*Work to complete*. Copy exactly the lines from the one containing "The picture is" through the one containing "const xTicks = [0, 5, 10, 15, 20, 25, 30, 35];", both included, and nothing else.

*Data excerpt*.

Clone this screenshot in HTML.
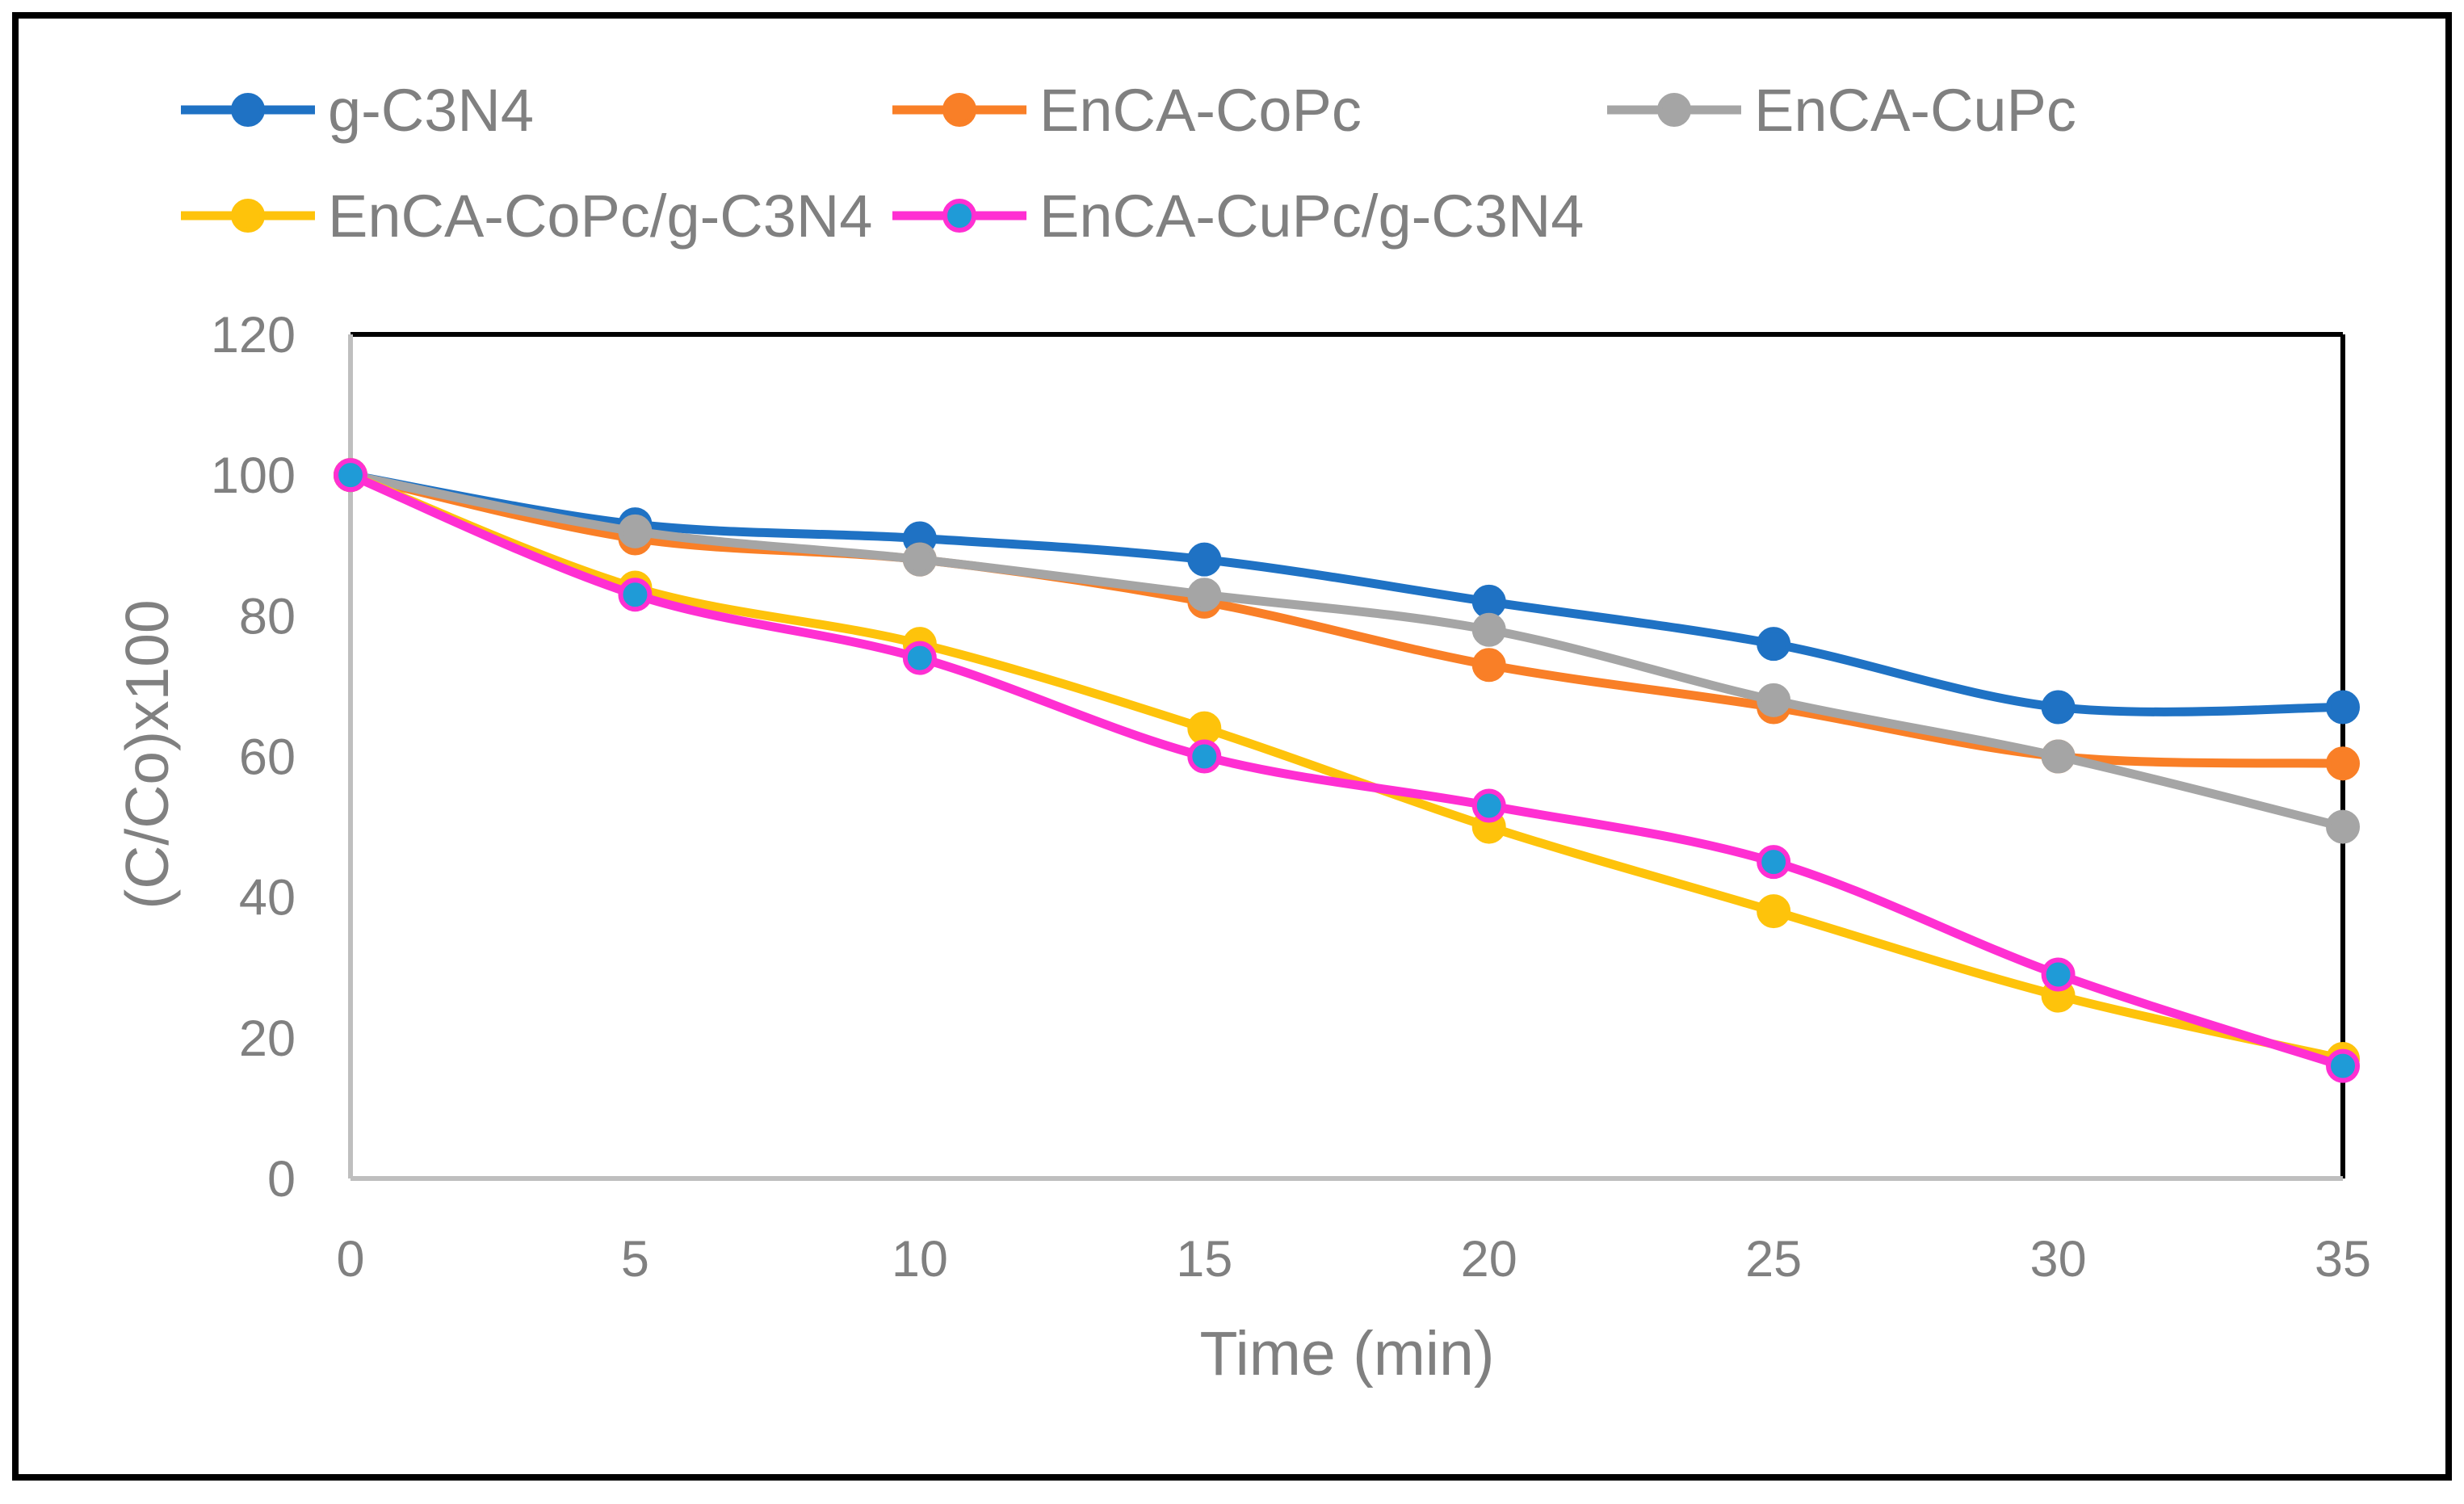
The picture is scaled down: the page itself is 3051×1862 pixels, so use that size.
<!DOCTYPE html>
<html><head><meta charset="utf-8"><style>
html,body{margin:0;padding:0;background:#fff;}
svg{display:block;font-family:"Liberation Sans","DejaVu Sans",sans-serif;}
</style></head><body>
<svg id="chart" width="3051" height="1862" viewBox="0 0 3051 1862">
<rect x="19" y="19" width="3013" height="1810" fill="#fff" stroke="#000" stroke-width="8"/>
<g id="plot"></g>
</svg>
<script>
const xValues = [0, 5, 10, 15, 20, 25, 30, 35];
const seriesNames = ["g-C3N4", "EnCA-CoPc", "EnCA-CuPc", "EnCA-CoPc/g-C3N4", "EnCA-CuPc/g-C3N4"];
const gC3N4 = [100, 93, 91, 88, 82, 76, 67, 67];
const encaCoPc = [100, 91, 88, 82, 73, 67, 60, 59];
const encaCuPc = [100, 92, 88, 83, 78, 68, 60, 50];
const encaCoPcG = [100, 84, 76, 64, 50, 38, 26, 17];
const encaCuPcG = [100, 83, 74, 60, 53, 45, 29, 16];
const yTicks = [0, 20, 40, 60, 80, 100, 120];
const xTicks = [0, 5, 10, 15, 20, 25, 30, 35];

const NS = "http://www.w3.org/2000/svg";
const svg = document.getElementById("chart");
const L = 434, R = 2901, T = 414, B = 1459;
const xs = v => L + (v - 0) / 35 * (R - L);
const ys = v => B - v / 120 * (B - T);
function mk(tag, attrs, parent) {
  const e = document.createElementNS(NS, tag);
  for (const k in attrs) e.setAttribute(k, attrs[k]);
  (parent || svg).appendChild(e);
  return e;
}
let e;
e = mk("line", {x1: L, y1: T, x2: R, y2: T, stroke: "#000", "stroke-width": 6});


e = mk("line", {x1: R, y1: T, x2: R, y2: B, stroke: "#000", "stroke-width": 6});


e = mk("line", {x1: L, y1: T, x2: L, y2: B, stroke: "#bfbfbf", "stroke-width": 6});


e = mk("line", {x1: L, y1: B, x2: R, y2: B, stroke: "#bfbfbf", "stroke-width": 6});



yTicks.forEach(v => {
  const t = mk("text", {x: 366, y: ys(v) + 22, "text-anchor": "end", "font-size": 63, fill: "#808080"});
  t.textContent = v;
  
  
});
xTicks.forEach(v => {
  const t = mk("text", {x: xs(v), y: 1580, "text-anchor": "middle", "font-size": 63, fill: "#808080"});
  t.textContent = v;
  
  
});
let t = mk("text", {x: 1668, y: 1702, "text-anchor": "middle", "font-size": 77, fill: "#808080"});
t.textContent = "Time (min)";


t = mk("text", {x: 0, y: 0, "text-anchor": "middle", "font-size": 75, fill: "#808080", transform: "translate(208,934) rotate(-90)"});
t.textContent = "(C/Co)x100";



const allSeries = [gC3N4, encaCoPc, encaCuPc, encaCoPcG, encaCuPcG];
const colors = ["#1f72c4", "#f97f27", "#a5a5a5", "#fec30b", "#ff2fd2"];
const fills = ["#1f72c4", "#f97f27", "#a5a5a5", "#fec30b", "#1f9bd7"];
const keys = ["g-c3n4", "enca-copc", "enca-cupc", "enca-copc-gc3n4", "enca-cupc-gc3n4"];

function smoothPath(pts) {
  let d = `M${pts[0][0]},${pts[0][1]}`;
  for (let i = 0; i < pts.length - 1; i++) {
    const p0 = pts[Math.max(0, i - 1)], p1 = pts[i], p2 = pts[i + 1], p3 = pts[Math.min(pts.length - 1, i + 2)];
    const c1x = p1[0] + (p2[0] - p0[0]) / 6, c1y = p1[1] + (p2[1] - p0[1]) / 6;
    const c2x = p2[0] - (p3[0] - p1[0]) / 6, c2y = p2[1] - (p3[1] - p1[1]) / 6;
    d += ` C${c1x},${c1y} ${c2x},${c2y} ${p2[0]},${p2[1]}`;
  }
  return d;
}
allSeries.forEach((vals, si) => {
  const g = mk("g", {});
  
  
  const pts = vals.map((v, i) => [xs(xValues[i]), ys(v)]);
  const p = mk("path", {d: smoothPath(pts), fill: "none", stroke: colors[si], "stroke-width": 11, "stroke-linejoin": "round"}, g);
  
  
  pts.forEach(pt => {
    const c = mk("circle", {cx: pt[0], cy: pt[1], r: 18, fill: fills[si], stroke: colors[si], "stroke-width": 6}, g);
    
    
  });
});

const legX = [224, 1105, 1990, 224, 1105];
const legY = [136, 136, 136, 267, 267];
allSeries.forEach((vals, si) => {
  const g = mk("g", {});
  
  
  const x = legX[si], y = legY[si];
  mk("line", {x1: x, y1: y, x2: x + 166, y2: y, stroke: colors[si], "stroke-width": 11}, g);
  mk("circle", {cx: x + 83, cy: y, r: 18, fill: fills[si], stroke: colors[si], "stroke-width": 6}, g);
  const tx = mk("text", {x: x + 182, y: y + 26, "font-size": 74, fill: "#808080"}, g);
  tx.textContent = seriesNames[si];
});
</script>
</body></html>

*Expected answer*.
The picture is scaled down: the page itself is 3051×1862 pixels, so use that size.
<!DOCTYPE html>
<html><head><meta charset="utf-8"><style>
html,body{margin:0;padding:0;background:#fff;}
svg{display:block;font-family:"Liberation Sans","DejaVu Sans",sans-serif;}
</style></head><body>
<svg id="chart" width="3051" height="1862" viewBox="0 0 3051 1862">
<rect x="19" y="19" width="3013" height="1810" fill="#fff" stroke="#000" stroke-width="8"/>
<g id="plot"></g>
</svg>
<script>
const xValues = [0, 5, 10, 15, 20, 25, 30, 35];
const seriesNames = ["g-C3N4", "EnCA-CoPc", "EnCA-CuPc", "EnCA-CoPc/g-C3N4", "EnCA-CuPc/g-C3N4"];
const gC3N4 = [100, 93, 91, 88, 82, 76, 67, 67];
const encaCoPc = [100, 91, 88, 82, 73, 67, 60, 59];
const encaCuPc = [100, 92, 88, 83, 78, 68, 60, 50];
const encaCoPcG = [100, 84, 76, 64, 50, 38, 26, 17];
const encaCuPcG = [100, 83, 74, 60, 53, 45, 29, 16];
const yTicks = [0, 20, 40, 60, 80, 100, 120];
const xTicks = [0, 5, 10, 15, 20, 25, 30, 35];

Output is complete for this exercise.